TASK STATEMENT »
Can you transcribe every line exactly and leave the pictures behind?
——
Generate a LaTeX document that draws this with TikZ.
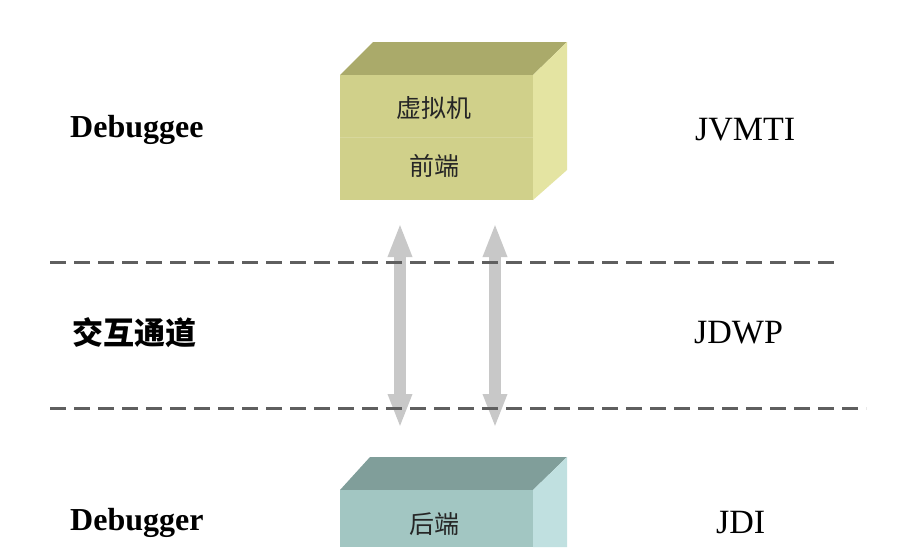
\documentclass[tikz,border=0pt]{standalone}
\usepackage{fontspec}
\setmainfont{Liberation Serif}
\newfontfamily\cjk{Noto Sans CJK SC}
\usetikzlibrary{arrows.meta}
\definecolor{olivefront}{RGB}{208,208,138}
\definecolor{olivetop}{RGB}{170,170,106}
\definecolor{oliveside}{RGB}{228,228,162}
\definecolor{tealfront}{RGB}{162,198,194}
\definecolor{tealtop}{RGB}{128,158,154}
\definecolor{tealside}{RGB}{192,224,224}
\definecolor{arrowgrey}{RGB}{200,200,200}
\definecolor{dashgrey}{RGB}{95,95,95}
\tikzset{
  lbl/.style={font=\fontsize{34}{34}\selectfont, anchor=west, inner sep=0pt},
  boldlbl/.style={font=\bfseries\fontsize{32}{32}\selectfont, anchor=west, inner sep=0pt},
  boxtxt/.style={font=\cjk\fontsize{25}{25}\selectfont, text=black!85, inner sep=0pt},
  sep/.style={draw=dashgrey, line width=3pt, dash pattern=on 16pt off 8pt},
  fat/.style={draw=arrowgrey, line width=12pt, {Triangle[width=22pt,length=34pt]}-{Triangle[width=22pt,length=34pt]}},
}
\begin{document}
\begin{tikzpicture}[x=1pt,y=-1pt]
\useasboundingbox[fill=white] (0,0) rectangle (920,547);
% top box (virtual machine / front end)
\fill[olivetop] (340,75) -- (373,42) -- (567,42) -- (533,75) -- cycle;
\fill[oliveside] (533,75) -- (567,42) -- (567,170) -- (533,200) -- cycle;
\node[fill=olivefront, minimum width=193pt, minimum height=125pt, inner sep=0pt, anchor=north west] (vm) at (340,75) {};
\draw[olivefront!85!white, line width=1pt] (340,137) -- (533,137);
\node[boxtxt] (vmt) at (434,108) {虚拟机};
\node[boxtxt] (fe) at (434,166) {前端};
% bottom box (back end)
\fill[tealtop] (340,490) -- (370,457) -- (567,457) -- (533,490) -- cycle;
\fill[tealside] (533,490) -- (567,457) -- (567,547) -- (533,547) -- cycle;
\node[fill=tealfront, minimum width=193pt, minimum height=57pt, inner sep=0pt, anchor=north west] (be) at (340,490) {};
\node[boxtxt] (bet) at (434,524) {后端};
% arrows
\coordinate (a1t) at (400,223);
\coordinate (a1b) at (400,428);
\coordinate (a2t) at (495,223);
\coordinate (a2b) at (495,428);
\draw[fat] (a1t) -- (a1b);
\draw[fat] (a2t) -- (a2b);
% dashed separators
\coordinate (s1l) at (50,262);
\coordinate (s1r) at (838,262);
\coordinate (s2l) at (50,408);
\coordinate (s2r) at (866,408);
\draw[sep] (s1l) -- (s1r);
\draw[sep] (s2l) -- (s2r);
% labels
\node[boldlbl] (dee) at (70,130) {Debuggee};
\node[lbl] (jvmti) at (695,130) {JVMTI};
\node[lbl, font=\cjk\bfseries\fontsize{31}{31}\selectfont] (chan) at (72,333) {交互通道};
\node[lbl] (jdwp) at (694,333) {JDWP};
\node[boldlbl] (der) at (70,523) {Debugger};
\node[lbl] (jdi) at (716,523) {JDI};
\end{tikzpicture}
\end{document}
——
THE OUTPUT »
Generate a LaTeX document that draws this with TikZ.
\documentclass[tikz,border=0pt]{standalone}
\usepackage{fontspec}
\setmainfont{Liberation Serif}
\newfontfamily\cjk{Noto Sans CJK SC}
\usetikzlibrary{arrows.meta}
\definecolor{olivefront}{RGB}{208,208,138}
\definecolor{olivetop}{RGB}{170,170,106}
\definecolor{oliveside}{RGB}{228,228,162}
\definecolor{tealfront}{RGB}{162,198,194}
\definecolor{tealtop}{RGB}{128,158,154}
\definecolor{tealside}{RGB}{192,224,224}
\definecolor{arrowgrey}{RGB}{200,200,200}
\definecolor{dashgrey}{RGB}{95,95,95}
\tikzset{
  lbl/.style={font=\fontsize{34}{34}\selectfont, anchor=west, inner sep=0pt},
  boldlbl/.style={font=\bfseries\fontsize{32}{32}\selectfont, anchor=west, inner sep=0pt},
  boxtxt/.style={font=\cjk\fontsize{25}{25}\selectfont, text=black!85, inner sep=0pt},
  sep/.style={draw=dashgrey, line width=3pt, dash pattern=on 16pt off 8pt},
  fat/.style={draw=arrowgrey, line width=12pt, {Triangle[width=22pt,length=34pt]}-{Triangle[width=22pt,length=34pt]}},
}
\begin{document}
\begin{tikzpicture}[x=1pt,y=-1pt]
\useasboundingbox[fill=white] (0,0) rectangle (920,547);
% top box (virtual machine / front end)
\fill[olivetop] (340,75) -- (373,42) -- (567,42) -- (533,75) -- cycle;
\fill[oliveside] (533,75) -- (567,42) -- (567,170) -- (533,200) -- cycle;
\node[fill=olivefront, minimum width=193pt, minimum height=125pt, inner sep=0pt, anchor=north west] (vm) at (340,75) {};
\draw[olivefront!85!white, line width=1pt] (340,137) -- (533,137);
\node[boxtxt] (vmt) at (434,108) {虚拟机};
\node[boxtxt] (fe) at (434,166) {前端};
% bottom box (back end)
\fill[tealtop] (340,490) -- (370,457) -- (567,457) -- (533,490) -- cycle;
\fill[tealside] (533,490) -- (567,457) -- (567,547) -- (533,547) -- cycle;
\node[fill=tealfront, minimum width=193pt, minimum height=57pt, inner sep=0pt, anchor=north west] (be) at (340,490) {};
\node[boxtxt] (bet) at (434,524) {后端};
% arrows
\coordinate (a1t) at (400,223);
\coordinate (a1b) at (400,428);
\coordinate (a2t) at (495,223);
\coordinate (a2b) at (495,428);
\draw[fat] (a1t) -- (a1b);
\draw[fat] (a2t) -- (a2b);
% dashed separators
\coordinate (s1l) at (50,262);
\coordinate (s1r) at (838,262);
\coordinate (s2l) at (50,408);
\coordinate (s2r) at (866,408);
\draw[sep] (s1l) -- (s1r);
\draw[sep] (s2l) -- (s2r);
% labels
\node[boldlbl] (dee) at (70,130) {Debuggee};
\node[lbl] (jvmti) at (695,130) {JVMTI};
\node[lbl, font=\cjk\bfseries\fontsize{31}{31}\selectfont] (chan) at (72,333) {交互通道};
\node[lbl] (jdwp) at (694,333) {JDWP};
\node[boldlbl] (der) at (70,523) {Debugger};
\node[lbl] (jdi) at (716,523) {JDI};
\end{tikzpicture}
\end{document}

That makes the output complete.